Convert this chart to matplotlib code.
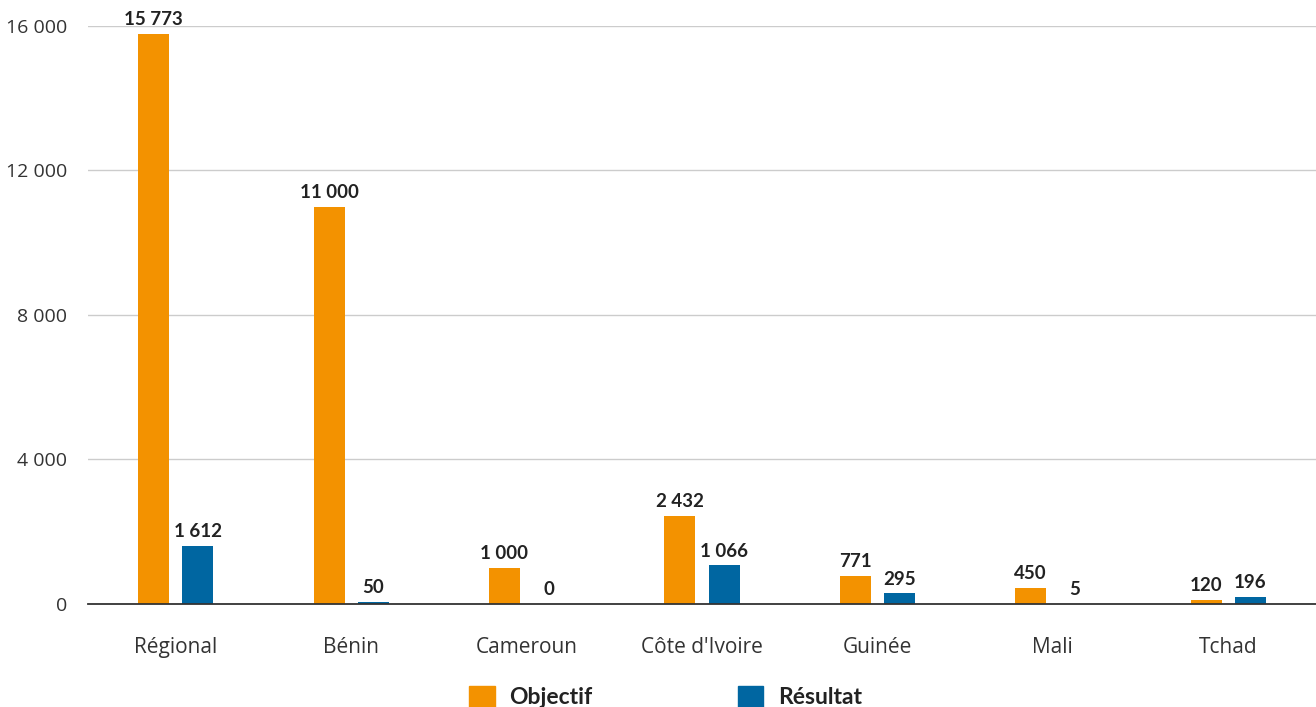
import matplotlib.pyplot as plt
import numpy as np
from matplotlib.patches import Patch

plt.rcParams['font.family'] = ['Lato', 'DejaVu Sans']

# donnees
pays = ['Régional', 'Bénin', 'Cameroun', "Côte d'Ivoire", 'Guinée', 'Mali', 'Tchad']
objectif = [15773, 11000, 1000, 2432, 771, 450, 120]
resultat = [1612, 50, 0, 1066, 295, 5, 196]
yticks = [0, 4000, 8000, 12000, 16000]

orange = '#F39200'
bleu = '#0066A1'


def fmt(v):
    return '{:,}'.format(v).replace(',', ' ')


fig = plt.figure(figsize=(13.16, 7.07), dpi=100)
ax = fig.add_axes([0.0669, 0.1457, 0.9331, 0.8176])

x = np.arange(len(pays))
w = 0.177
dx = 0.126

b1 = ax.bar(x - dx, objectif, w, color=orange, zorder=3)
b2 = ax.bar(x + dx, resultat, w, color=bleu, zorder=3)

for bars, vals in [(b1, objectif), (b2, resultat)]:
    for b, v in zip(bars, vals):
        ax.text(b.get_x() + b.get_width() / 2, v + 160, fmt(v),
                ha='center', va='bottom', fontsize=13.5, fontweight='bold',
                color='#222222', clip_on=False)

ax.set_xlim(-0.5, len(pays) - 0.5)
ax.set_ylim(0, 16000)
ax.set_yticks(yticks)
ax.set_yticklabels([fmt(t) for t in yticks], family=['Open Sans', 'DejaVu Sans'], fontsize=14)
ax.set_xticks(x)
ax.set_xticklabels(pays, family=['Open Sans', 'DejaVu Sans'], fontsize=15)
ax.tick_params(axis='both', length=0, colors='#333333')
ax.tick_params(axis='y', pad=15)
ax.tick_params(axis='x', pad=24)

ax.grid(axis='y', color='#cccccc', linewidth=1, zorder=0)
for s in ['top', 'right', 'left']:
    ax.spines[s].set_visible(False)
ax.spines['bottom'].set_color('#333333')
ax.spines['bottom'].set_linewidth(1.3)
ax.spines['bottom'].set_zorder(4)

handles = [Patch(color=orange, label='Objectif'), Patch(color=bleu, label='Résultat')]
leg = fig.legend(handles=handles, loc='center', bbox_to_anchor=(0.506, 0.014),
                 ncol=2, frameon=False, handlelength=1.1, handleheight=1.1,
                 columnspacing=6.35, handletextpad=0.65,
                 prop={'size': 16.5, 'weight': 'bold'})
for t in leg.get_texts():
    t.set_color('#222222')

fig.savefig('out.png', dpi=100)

* [THE TASK]: Give again, exactly, the lines from the start of the data through the one holding "plt.rcParams['font.family'] = ['Lato', 'DejaVu"; omit the pictures.

* [PROBLEM SOLUTION]:
Convert this chart to matplotlib code.
import matplotlib.pyplot as plt
import numpy as np
from matplotlib.patches import Patch

plt.rcParams['font.family'] = ['Lato', 'DejaVu Sans']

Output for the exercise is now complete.